The makers of the ESPN documentary “Guru of Go” created one of the most powerful film sequences I’ve ever seen.
They chopped up clips of Loyola Marymount University basketball star Hank Gathers’ last moments alive with interviews and reactions from his head coach, family members and teammates. In one stretch, the documentarians jumped from close-up to close-up with all the interviewees silently shaking their heads and holding back tears as they remembered Gathers, who died on the court at age 23.
These were deft filmmaking touches, but they were almost unnecessary. The raw footage of the game itself would have been powerful enough.

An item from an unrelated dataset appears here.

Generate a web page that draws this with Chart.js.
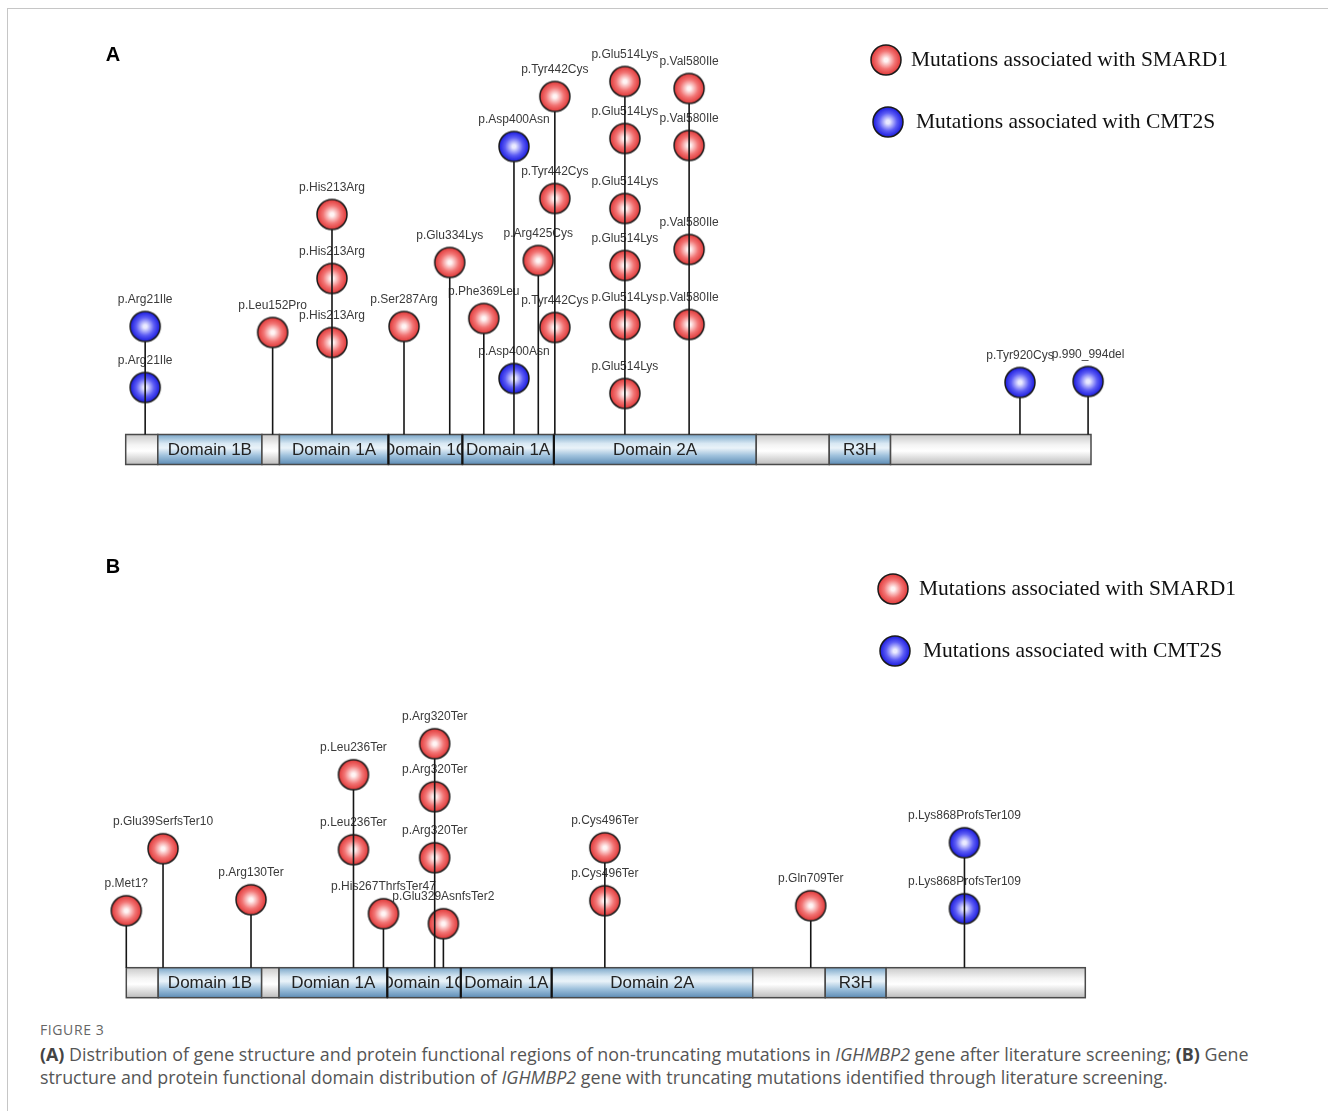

Seconds before Gathers collapsed, the 6-foot-7, 210-pound forward skied for a monstrous dunk. The juxtaposition of that image of youthful power and athleticism with the subsequent picture of Gathers lying on the court, body failing him, was heartbreaking.
Gathers had previously been diagnosed with exercise-induced arrhythmia and prescribed medication, and was found to have hypertrophic cardiomyopathy upon autopsy.
I was reminded of this documentary—and other stories like it—as I wrote an article for Cardiovascular Business about how NBA players are more likely than other athlete groups to have abnormal electrocardiographic (ECG) findings.
In the study published in JAMA Cardiology, 15.6 percent of 519 NBA players were found to have abnormal ECG results, even using international criteria modified for athletes. Abnormal T-wave inversions (TWI) were present in 6.2 percent of the athletes and associated with smaller left ventricular cavity size and increased left ventricular relative wall thickness (RWT).
Sanjay Sharma, MD, FRCP, said the study was the first to evaluate the athlete-specific ECG criteria in a predominantly black cohort.
“The association of concentric left ventricular remodeling or hypertrophy with inferior and/or lateral TWI raises the question of whether left ventricular hypertrophy induced by sports in black athletes might be a harbinger for serious arrhythmias, as is the case in black patients with hypertensive heart disease,” Sharma wrote in a related editorial. “Until further data are available, it would be prudent to routinely investigate black athletes with inferior and/or lateral TWI for cardiomyopathy.”
Sudden cardiac death in basketball players is more common than you might suspect. Much of high school was a blur to me, but I distinctly remember my junior varsity coach and senior-year calculus teacher becoming emotional as he told me and my teammates about his brother dying after collapsing during a pickup game at one of our rival schools. My coach’s brother was a standout high school player and set to enter his senior season in college when he died at 21.
Another example from my personal experience: from February 2014 until May 2017, I was a sportswriter at the Evansville Courier & Press in southwestern Indiana. While I was there, a colleague wrote a five-year anniversary story about the death of Jeron Lewis, a star basketball player at nearby University of Southern Indiana.
Like Gathers, he collapsed during a game. And like Gathers, his enlarged heart played a role.
I realize not everyone is as plugged into the basketball world as an ex-player, ex-sportswriter and forever hoops junkie. Maybe you don’t have anecdotal experience with these tragedies, but statistics Sharma presented in his editorial are striking: 1 in 3,126 Division I men’s basketball players dies of sudden cardiac death in the presence of exercise per year. Prevalence shrinks to 1 in 43,770 per year for NCAA student-athletes as a whole.
There are 351 Division I men’s basketball teams, most with an allotment of 13 scholarship players. That equals 4,563 scholarship players across the country, making it likely that sudden cardiac death occurs in one of these individuals every year. And that estimation doesn’t factor in athletes at junior colleges or lower levels of NCAA competition—although some research suggests that the most elite athletes (like those in Division I or the NBA) who have trained longer and more intensely are at the greatest risk for exercise-related cardiac remodeling.
Given that sudden cardiac death will likely strike at least one college basketball player each year in this country, more care needs to be taken in investigating arrhythmias in this population. Too many apparently healthy—often supremely conditioned—athletes have already died too soon.